(Entries with chart source code)
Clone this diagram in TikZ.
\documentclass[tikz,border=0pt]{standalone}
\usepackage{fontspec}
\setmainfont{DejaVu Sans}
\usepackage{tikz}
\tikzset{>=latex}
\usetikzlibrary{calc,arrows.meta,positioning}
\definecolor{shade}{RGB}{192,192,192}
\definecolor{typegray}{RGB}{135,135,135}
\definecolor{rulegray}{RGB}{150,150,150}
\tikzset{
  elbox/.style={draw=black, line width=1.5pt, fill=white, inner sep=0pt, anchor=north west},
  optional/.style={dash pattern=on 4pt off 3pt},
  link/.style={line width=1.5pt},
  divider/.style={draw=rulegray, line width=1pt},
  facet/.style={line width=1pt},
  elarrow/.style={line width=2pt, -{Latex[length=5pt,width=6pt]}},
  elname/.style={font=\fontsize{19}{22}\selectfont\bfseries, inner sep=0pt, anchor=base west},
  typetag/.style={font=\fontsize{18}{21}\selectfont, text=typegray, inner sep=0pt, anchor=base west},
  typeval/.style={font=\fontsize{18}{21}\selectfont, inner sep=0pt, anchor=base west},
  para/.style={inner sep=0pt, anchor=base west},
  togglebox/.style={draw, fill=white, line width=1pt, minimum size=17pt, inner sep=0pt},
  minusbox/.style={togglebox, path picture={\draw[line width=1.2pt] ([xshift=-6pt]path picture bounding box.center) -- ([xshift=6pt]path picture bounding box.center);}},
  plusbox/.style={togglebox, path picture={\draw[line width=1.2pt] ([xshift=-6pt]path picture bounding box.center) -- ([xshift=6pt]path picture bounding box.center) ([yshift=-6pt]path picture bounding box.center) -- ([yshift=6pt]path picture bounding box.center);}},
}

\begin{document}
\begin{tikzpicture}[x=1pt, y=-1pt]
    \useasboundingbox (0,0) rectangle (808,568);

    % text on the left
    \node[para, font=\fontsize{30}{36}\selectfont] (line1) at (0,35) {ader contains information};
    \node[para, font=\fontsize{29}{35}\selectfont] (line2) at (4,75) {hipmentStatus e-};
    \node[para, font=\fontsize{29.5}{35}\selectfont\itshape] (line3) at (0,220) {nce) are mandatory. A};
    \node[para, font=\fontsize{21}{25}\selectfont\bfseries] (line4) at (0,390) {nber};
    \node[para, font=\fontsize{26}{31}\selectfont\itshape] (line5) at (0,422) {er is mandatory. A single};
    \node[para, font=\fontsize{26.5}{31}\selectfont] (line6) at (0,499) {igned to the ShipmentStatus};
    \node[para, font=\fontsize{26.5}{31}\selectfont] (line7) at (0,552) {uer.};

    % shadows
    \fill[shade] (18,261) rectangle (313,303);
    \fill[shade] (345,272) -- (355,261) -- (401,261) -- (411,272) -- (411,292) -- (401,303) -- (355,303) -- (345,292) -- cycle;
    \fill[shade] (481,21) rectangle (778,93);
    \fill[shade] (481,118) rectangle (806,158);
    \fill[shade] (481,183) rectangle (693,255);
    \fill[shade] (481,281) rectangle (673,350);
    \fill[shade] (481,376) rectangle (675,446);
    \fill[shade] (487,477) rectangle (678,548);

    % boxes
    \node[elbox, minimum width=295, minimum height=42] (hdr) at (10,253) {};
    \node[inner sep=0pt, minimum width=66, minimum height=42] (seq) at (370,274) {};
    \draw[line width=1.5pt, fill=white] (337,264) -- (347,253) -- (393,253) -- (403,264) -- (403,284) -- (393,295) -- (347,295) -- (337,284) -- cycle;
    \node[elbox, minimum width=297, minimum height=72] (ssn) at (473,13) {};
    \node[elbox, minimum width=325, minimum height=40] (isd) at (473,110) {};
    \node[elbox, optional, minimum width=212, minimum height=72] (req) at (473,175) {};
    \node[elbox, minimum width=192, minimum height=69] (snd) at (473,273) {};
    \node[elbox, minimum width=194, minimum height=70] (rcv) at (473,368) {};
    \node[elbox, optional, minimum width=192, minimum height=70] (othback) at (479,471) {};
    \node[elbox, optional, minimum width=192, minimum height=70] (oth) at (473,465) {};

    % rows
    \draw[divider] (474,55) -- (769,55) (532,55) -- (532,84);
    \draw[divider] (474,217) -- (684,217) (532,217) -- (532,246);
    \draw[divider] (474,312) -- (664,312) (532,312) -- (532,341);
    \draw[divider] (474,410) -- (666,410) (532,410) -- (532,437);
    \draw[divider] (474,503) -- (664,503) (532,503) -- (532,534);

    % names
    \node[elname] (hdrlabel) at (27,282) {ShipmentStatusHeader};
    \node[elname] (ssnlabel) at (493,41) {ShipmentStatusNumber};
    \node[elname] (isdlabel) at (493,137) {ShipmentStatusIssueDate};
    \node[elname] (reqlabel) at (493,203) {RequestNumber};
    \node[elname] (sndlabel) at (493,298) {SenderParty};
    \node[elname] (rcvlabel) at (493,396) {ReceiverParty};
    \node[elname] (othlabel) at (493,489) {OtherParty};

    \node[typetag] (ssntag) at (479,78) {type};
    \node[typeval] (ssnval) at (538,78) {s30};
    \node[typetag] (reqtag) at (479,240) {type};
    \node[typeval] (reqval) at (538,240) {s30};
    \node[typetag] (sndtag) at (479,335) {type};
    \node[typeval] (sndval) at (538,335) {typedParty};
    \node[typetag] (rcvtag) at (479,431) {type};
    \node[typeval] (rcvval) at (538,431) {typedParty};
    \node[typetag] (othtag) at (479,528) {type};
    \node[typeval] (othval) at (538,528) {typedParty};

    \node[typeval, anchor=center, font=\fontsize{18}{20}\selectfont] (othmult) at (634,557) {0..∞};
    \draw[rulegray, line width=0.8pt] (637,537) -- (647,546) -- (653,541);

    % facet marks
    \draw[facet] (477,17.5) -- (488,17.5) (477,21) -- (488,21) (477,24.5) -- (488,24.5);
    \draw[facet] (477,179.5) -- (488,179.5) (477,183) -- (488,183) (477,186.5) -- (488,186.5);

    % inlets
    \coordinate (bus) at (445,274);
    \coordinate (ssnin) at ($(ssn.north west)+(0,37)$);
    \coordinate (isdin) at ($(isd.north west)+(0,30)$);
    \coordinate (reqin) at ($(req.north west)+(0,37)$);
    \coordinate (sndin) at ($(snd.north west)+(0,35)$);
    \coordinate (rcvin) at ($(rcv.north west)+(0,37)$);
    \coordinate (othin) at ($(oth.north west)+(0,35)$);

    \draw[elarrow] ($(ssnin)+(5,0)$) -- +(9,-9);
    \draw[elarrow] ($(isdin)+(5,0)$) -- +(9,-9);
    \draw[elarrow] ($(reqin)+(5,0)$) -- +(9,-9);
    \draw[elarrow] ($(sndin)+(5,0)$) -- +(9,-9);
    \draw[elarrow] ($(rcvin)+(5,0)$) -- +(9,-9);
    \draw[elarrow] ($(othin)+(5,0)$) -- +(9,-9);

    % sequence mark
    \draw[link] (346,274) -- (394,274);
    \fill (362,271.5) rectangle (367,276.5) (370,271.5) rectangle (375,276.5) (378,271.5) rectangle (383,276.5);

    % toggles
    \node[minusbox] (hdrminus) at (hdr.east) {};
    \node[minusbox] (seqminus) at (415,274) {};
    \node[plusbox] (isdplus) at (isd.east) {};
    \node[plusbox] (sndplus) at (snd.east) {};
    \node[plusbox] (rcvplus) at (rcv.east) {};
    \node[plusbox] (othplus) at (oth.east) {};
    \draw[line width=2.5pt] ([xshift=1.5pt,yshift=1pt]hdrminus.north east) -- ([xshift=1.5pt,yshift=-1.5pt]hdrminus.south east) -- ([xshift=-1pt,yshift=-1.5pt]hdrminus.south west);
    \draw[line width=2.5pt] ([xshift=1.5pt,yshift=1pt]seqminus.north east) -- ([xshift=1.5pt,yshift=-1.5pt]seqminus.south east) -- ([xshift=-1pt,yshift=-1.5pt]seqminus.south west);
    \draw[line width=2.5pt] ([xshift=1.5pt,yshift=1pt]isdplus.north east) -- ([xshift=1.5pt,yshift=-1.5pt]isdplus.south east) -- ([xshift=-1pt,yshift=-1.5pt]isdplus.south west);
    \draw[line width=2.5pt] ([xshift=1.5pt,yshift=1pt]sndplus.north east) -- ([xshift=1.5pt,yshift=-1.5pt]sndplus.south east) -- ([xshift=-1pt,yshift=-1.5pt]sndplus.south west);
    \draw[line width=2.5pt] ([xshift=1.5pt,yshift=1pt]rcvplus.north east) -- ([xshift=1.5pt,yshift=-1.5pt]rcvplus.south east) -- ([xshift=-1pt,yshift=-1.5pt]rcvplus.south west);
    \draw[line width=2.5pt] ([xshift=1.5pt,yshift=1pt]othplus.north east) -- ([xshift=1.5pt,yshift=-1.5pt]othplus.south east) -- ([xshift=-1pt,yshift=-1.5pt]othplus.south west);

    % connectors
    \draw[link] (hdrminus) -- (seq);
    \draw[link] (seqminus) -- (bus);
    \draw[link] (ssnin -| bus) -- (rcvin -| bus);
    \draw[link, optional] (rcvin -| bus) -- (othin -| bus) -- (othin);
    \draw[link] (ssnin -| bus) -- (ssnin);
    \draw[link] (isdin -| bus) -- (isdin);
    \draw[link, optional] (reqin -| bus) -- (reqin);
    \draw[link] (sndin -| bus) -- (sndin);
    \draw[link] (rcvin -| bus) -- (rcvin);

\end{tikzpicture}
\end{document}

* * *

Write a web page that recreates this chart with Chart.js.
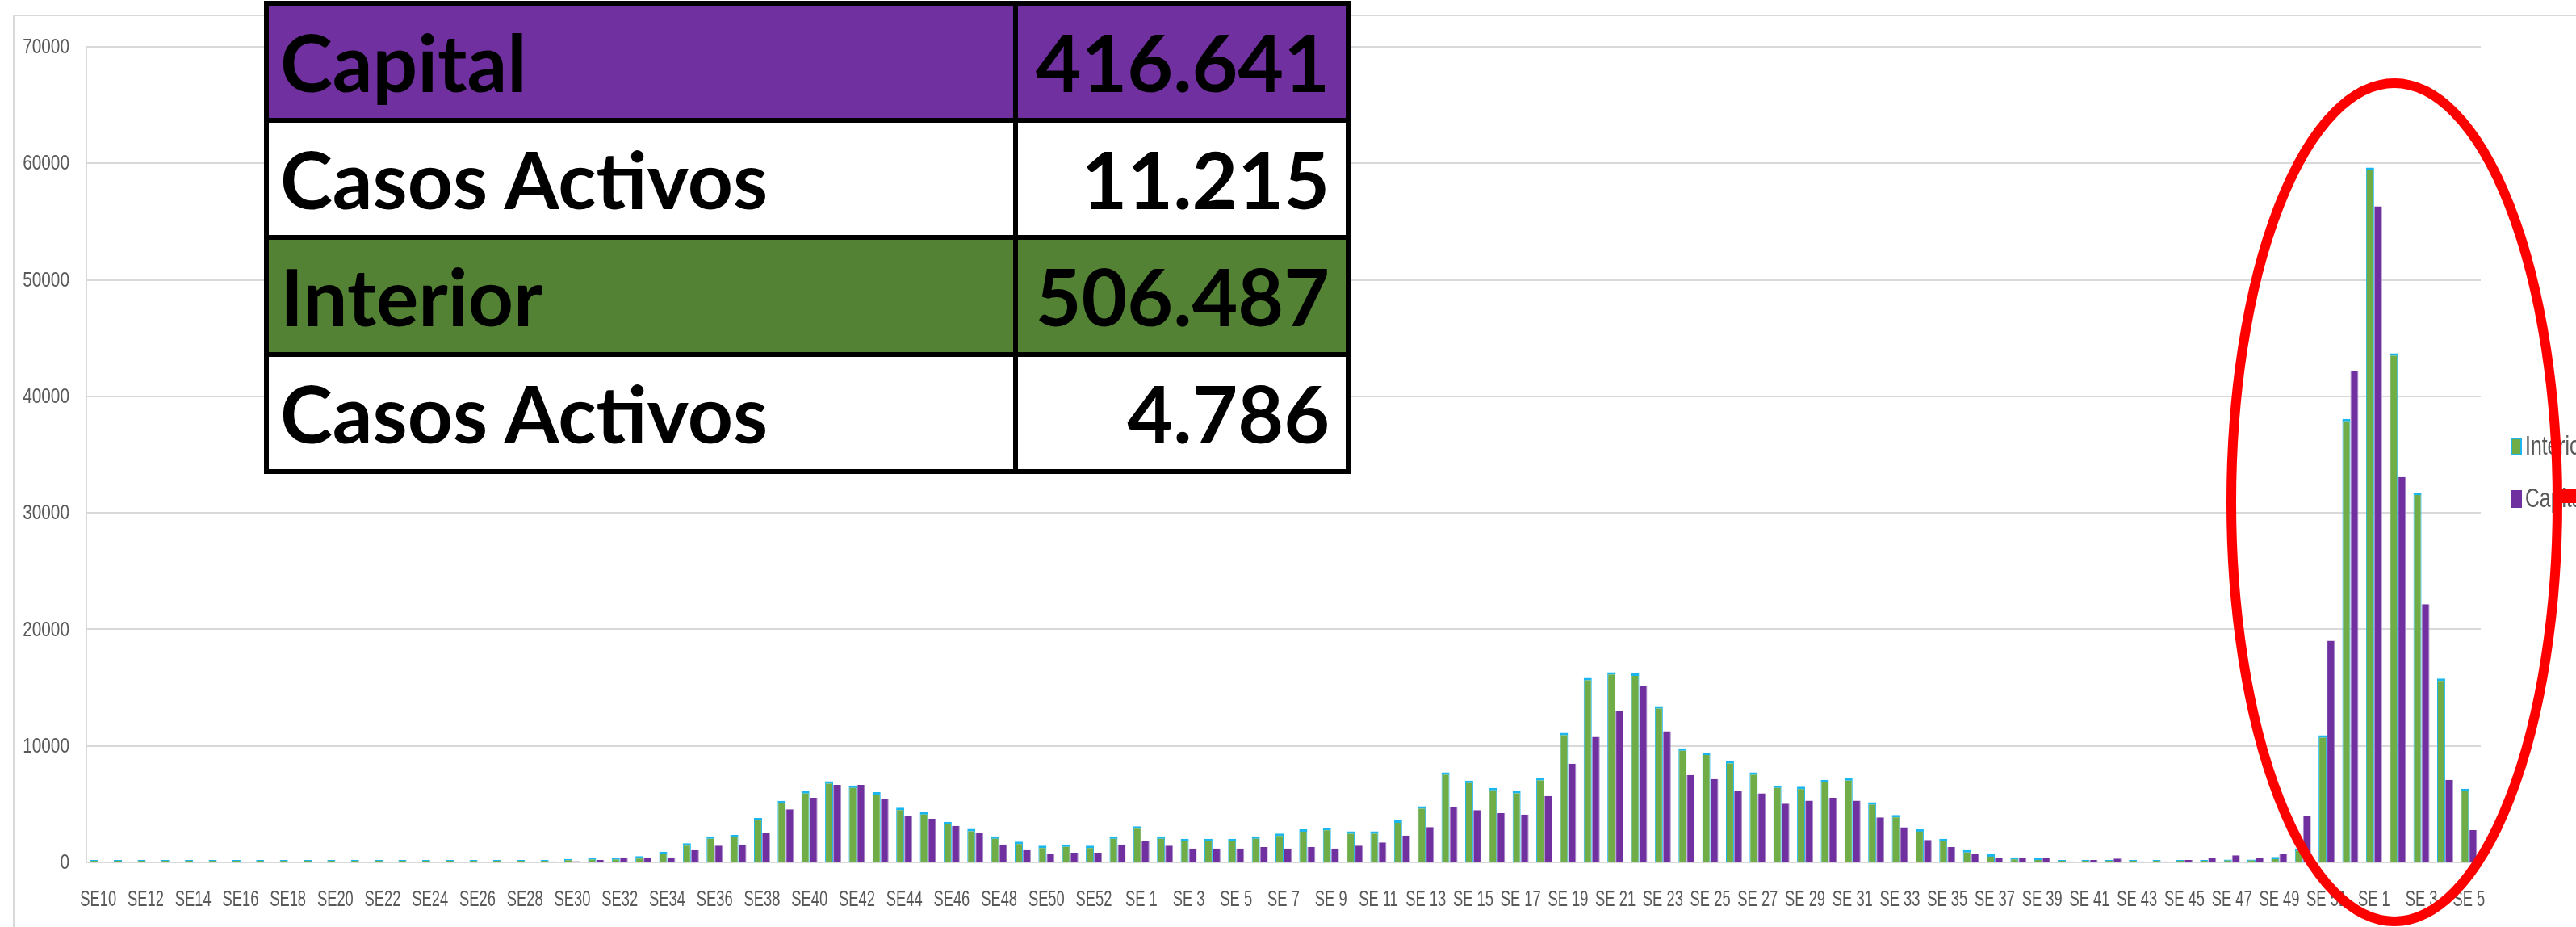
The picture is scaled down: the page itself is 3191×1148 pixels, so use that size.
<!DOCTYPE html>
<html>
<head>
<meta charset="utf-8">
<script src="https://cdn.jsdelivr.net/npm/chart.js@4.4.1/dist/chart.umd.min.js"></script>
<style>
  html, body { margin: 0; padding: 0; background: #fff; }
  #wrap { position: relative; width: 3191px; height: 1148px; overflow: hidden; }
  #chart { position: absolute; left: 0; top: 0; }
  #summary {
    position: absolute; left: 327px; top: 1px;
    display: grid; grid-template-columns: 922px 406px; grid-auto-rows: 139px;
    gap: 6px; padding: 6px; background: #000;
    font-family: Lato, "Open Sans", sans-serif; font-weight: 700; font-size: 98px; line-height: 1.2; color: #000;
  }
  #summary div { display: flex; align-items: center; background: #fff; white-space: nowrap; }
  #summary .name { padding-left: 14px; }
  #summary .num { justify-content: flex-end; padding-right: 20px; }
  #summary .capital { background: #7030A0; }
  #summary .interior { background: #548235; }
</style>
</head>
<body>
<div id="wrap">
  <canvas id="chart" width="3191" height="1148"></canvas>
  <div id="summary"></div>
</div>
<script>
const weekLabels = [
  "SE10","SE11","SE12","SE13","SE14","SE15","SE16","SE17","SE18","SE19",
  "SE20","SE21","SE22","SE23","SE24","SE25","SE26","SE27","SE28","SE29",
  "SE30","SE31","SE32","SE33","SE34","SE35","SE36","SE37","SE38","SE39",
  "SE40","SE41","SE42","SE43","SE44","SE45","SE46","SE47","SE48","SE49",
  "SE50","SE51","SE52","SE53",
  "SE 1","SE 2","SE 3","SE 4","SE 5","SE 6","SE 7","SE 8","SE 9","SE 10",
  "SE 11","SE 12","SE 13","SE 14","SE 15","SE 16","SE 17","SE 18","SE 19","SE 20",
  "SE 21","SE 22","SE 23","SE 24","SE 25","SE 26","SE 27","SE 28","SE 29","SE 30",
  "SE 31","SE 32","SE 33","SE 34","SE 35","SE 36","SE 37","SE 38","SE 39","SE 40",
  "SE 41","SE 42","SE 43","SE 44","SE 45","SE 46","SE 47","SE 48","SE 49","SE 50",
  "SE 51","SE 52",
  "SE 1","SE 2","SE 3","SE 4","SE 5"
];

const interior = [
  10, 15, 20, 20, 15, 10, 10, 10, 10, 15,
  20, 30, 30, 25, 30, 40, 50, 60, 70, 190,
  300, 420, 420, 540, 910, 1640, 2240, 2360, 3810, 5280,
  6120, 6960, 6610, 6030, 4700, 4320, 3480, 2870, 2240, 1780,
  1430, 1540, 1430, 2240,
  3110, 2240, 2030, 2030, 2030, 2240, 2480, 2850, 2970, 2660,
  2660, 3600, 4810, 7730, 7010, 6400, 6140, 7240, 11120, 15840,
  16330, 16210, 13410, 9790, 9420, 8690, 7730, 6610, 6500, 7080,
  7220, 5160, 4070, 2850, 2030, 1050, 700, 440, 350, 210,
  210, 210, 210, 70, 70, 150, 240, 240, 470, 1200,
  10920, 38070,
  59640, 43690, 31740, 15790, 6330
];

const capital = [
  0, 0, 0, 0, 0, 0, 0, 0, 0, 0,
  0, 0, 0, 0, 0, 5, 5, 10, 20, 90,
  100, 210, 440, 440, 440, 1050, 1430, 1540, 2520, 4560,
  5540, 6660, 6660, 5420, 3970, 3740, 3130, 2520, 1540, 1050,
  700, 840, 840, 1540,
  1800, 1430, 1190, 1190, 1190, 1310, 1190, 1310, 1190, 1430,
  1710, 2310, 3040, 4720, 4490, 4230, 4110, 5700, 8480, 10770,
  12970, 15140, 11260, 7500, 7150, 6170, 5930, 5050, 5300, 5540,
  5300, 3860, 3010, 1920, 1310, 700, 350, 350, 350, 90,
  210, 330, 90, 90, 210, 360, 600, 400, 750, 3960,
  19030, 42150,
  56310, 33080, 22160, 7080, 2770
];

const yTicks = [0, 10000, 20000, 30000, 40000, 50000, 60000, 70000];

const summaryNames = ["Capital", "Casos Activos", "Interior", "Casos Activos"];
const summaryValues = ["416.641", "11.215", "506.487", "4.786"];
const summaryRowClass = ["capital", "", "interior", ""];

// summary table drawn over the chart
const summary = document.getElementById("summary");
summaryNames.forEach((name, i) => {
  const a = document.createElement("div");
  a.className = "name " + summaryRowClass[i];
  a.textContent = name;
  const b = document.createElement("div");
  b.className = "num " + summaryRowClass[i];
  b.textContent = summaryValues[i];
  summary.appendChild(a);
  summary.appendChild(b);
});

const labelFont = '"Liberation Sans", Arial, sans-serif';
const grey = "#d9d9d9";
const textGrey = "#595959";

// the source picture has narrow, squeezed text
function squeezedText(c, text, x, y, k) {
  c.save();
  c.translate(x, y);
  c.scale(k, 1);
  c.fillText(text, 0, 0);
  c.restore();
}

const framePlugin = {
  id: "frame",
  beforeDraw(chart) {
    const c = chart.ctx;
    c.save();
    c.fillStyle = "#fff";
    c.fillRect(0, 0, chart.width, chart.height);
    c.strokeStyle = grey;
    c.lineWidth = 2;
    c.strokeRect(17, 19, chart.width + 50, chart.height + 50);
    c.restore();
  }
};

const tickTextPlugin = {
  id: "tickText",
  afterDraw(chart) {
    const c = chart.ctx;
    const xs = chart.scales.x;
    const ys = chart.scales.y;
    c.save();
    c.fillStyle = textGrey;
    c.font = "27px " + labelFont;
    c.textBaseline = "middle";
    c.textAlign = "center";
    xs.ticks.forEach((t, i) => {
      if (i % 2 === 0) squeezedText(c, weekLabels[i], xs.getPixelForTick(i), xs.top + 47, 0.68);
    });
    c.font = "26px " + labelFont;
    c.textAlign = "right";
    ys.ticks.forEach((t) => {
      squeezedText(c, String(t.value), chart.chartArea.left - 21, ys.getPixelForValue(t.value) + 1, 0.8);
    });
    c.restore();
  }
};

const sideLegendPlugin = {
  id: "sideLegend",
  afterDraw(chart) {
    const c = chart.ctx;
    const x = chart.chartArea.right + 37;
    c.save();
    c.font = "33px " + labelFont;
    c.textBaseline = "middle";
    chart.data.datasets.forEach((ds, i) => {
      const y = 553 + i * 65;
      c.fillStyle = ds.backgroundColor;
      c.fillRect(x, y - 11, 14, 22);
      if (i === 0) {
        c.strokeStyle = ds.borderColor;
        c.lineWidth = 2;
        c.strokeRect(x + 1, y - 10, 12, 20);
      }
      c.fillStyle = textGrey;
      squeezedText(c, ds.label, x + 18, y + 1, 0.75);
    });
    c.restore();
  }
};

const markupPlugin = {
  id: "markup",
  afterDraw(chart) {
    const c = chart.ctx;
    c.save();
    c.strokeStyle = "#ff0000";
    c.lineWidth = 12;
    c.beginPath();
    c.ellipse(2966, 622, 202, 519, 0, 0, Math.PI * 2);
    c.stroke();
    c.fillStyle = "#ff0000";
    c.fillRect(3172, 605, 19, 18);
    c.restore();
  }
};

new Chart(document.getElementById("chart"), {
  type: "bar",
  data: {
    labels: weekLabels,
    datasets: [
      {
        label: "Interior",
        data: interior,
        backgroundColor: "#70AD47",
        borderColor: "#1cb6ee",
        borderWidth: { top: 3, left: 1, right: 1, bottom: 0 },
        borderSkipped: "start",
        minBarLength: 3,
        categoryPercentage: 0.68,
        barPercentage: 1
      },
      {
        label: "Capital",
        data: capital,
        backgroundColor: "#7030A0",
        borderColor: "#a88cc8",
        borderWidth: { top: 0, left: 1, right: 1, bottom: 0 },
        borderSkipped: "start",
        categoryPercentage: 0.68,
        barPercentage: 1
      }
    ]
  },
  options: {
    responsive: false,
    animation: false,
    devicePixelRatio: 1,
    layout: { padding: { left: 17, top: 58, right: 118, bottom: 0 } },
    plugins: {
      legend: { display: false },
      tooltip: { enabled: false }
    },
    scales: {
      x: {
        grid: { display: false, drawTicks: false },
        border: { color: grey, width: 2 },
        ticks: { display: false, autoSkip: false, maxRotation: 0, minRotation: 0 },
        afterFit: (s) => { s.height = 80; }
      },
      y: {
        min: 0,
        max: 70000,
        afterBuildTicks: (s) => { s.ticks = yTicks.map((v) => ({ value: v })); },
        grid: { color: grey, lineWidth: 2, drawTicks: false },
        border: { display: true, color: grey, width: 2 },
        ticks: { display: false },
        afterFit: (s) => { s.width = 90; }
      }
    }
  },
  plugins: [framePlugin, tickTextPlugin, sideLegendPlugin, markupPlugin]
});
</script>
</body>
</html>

WHAT IS EXPECTED
Your task is to give again the lines from the one containing "Clone this diagram in TikZ." to the one containing "(0,0) rectangle (808,568);", both lines included, exactly and without anything added.

CORRECT ANSWER
Clone this diagram in TikZ.
\documentclass[tikz,border=0pt]{standalone}
\usepackage{fontspec}
\setmainfont{DejaVu Sans}
\usepackage{tikz}
\tikzset{>=latex}
\usetikzlibrary{calc,arrows.meta,positioning}
\definecolor{shade}{RGB}{192,192,192}
\definecolor{typegray}{RGB}{135,135,135}
\definecolor{rulegray}{RGB}{150,150,150}
\tikzset{
  elbox/.style={draw=black, line width=1.5pt, fill=white, inner sep=0pt, anchor=north west},
  optional/.style={dash pattern=on 4pt off 3pt},
  link/.style={line width=1.5pt},
  divider/.style={draw=rulegray, line width=1pt},
  facet/.style={line width=1pt},
  elarrow/.style={line width=2pt, -{Latex[length=5pt,width=6pt]}},
  elname/.style={font=\fontsize{19}{22}\selectfont\bfseries, inner sep=0pt, anchor=base west},
  typetag/.style={font=\fontsize{18}{21}\selectfont, text=typegray, inner sep=0pt, anchor=base west},
  typeval/.style={font=\fontsize{18}{21}\selectfont, inner sep=0pt, anchor=base west},
  para/.style={inner sep=0pt, anchor=base west},
  togglebox/.style={draw, fill=white, line width=1pt, minimum size=17pt, inner sep=0pt},
  minusbox/.style={togglebox, path picture={\draw[line width=1.2pt] ([xshift=-6pt]path picture bounding box.center) -- ([xshift=6pt]path picture bounding box.center);}},
  plusbox/.style={togglebox, path picture={\draw[line width=1.2pt] ([xshift=-6pt]path picture bounding box.center) -- ([xshift=6pt]path picture bounding box.center) ([yshift=-6pt]path picture bounding box.center) -- ([yshift=6pt]path picture bounding box.center);}},
}

\begin{document}
\begin{tikzpicture}[x=1pt, y=-1pt]
    \useasboundingbox (0,0) rectangle (808,568);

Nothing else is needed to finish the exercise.